### Written problem
Repeat the listing word for word. No pictures belong in the copy.

### Given data
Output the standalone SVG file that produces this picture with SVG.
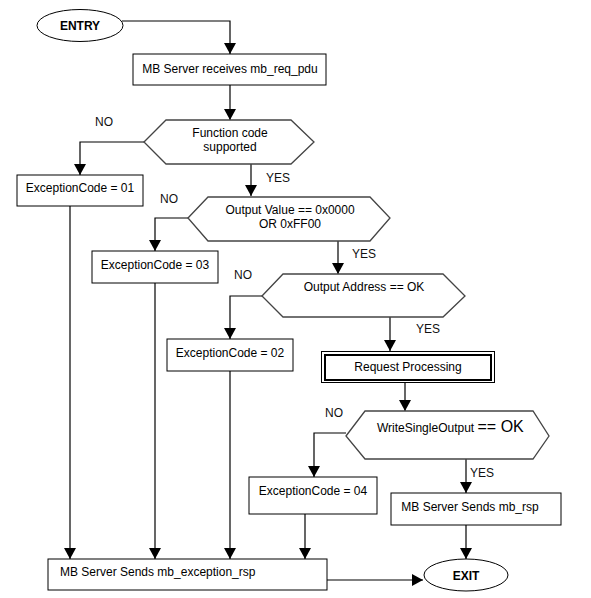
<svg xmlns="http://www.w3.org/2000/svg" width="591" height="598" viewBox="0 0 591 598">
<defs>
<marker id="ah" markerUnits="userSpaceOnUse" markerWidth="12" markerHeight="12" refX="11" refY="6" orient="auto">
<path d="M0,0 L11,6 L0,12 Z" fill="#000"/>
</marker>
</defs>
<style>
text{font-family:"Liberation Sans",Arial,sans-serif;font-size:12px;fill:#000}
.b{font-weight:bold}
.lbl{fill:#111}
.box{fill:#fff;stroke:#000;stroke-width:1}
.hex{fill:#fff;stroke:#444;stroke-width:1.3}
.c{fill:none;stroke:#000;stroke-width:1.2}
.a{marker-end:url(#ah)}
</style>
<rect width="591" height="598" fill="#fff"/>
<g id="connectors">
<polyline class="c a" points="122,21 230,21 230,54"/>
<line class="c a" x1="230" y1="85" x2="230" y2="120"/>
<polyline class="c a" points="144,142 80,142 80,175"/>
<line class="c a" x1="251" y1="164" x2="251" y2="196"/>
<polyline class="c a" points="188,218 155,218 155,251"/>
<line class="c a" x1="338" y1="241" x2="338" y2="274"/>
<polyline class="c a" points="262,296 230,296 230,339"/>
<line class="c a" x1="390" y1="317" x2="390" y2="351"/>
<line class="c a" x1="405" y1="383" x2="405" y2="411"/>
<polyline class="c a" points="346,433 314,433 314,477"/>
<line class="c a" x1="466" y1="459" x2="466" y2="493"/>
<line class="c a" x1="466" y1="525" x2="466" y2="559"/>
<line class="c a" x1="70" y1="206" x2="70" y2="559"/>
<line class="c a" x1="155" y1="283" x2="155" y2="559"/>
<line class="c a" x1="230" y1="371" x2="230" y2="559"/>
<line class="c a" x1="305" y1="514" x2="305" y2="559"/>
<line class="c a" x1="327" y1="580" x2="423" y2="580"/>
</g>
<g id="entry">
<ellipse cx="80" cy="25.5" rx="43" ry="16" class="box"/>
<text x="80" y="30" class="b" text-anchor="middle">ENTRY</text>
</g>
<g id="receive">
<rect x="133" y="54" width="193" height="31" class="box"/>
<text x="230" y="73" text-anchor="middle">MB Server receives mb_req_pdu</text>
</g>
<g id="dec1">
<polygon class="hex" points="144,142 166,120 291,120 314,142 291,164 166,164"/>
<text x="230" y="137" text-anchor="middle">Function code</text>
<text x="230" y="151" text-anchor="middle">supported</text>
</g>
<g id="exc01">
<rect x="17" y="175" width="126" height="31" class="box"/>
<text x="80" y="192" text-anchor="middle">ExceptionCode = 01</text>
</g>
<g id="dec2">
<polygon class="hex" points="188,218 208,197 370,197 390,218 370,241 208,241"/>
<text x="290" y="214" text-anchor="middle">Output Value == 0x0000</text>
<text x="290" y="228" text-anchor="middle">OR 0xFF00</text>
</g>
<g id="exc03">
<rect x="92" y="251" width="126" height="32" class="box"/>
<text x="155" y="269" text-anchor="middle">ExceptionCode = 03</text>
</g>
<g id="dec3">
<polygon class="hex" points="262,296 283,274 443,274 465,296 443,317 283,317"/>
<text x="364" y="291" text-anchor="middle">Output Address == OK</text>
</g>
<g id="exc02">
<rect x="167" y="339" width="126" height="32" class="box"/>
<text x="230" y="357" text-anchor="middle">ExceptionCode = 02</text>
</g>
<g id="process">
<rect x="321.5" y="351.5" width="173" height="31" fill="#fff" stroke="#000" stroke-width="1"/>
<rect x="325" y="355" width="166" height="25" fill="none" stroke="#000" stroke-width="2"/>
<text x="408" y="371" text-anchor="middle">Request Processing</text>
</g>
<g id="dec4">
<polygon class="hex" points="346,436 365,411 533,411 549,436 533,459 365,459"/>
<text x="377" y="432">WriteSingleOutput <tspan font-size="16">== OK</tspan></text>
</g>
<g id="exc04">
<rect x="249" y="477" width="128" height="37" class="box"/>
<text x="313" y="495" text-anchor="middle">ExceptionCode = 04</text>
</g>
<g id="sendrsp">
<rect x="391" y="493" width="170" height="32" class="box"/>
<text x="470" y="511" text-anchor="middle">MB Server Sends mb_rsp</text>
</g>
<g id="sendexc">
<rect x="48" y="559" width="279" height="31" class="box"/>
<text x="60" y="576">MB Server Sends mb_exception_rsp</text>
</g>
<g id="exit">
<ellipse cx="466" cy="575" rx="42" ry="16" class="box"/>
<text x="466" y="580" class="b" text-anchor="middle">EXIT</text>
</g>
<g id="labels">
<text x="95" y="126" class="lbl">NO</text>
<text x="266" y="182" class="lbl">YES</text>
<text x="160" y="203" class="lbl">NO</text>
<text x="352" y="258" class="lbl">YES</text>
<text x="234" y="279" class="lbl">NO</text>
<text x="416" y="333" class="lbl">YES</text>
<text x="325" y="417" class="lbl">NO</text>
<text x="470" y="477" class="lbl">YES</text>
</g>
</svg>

### The result
Output the standalone SVG file that produces this picture with SVG.
<svg xmlns="http://www.w3.org/2000/svg" width="591" height="598" viewBox="0 0 591 598">
<defs>
<marker id="ah" markerUnits="userSpaceOnUse" markerWidth="12" markerHeight="12" refX="11" refY="6" orient="auto">
<path d="M0,0 L11,6 L0,12 Z" fill="#000"/>
</marker>
</defs>
<style>
text{font-family:"Liberation Sans",Arial,sans-serif;font-size:12px;fill:#000}
.b{font-weight:bold}
.lbl{fill:#111}
.box{fill:#fff;stroke:#000;stroke-width:1}
.hex{fill:#fff;stroke:#444;stroke-width:1.3}
.c{fill:none;stroke:#000;stroke-width:1.2}
.a{marker-end:url(#ah)}
</style>
<rect width="591" height="598" fill="#fff"/>
<g id="connectors">
<polyline class="c a" points="122,21 230,21 230,54"/>
<line class="c a" x1="230" y1="85" x2="230" y2="120"/>
<polyline class="c a" points="144,142 80,142 80,175"/>
<line class="c a" x1="251" y1="164" x2="251" y2="196"/>
<polyline class="c a" points="188,218 155,218 155,251"/>
<line class="c a" x1="338" y1="241" x2="338" y2="274"/>
<polyline class="c a" points="262,296 230,296 230,339"/>
<line class="c a" x1="390" y1="317" x2="390" y2="351"/>
<line class="c a" x1="405" y1="383" x2="405" y2="411"/>
<polyline class="c a" points="346,433 314,433 314,477"/>
<line class="c a" x1="466" y1="459" x2="466" y2="493"/>
<line class="c a" x1="466" y1="525" x2="466" y2="559"/>
<line class="c a" x1="70" y1="206" x2="70" y2="559"/>
<line class="c a" x1="155" y1="283" x2="155" y2="559"/>
<line class="c a" x1="230" y1="371" x2="230" y2="559"/>
<line class="c a" x1="305" y1="514" x2="305" y2="559"/>
<line class="c a" x1="327" y1="580" x2="423" y2="580"/>
</g>
<g id="entry">
<ellipse cx="80" cy="25.5" rx="43" ry="16" class="box"/>
<text x="80" y="30" class="b" text-anchor="middle">ENTRY</text>
</g>
<g id="receive">
<rect x="133" y="54" width="193" height="31" class="box"/>
<text x="230" y="73" text-anchor="middle">MB Server receives mb_req_pdu</text>
</g>
<g id="dec1">
<polygon class="hex" points="144,142 166,120 291,120 314,142 291,164 166,164"/>
<text x="230" y="137" text-anchor="middle">Function code</text>
<text x="230" y="151" text-anchor="middle">supported</text>
</g>
<g id="exc01">
<rect x="17" y="175" width="126" height="31" class="box"/>
<text x="80" y="192" text-anchor="middle">ExceptionCode = 01</text>
</g>
<g id="dec2">
<polygon class="hex" points="188,218 208,197 370,197 390,218 370,241 208,241"/>
<text x="290" y="214" text-anchor="middle">Output Value == 0x0000</text>
<text x="290" y="228" text-anchor="middle">OR 0xFF00</text>
</g>
<g id="exc03">
<rect x="92" y="251" width="126" height="32" class="box"/>
<text x="155" y="269" text-anchor="middle">ExceptionCode = 03</text>
</g>
<g id="dec3">
<polygon class="hex" points="262,296 283,274 443,274 465,296 443,317 283,317"/>
<text x="364" y="291" text-anchor="middle">Output Address == OK</text>
</g>
<g id="exc02">
<rect x="167" y="339" width="126" height="32" class="box"/>
<text x="230" y="357" text-anchor="middle">ExceptionCode = 02</text>
</g>
<g id="process">
<rect x="321.5" y="351.5" width="173" height="31" fill="#fff" stroke="#000" stroke-width="1"/>
<rect x="325" y="355" width="166" height="25" fill="none" stroke="#000" stroke-width="2"/>
<text x="408" y="371" text-anchor="middle">Request Processing</text>
</g>
<g id="dec4">
<polygon class="hex" points="346,436 365,411 533,411 549,436 533,459 365,459"/>
<text x="377" y="432">WriteSingleOutput <tspan font-size="16">== OK</tspan></text>
</g>
<g id="exc04">
<rect x="249" y="477" width="128" height="37" class="box"/>
<text x="313" y="495" text-anchor="middle">ExceptionCode = 04</text>
</g>
<g id="sendrsp">
<rect x="391" y="493" width="170" height="32" class="box"/>
<text x="470" y="511" text-anchor="middle">MB Server Sends mb_rsp</text>
</g>
<g id="sendexc">
<rect x="48" y="559" width="279" height="31" class="box"/>
<text x="60" y="576">MB Server Sends mb_exception_rsp</text>
</g>
<g id="exit">
<ellipse cx="466" cy="575" rx="42" ry="16" class="box"/>
<text x="466" y="580" class="b" text-anchor="middle">EXIT</text>
</g>
<g id="labels">
<text x="95" y="126" class="lbl">NO</text>
<text x="266" y="182" class="lbl">YES</text>
<text x="160" y="203" class="lbl">NO</text>
<text x="352" y="258" class="lbl">YES</text>
<text x="234" y="279" class="lbl">NO</text>
<text x="416" y="333" class="lbl">YES</text>
<text x="325" y="417" class="lbl">NO</text>
<text x="470" y="477" class="lbl">YES</text>
</g>
</svg>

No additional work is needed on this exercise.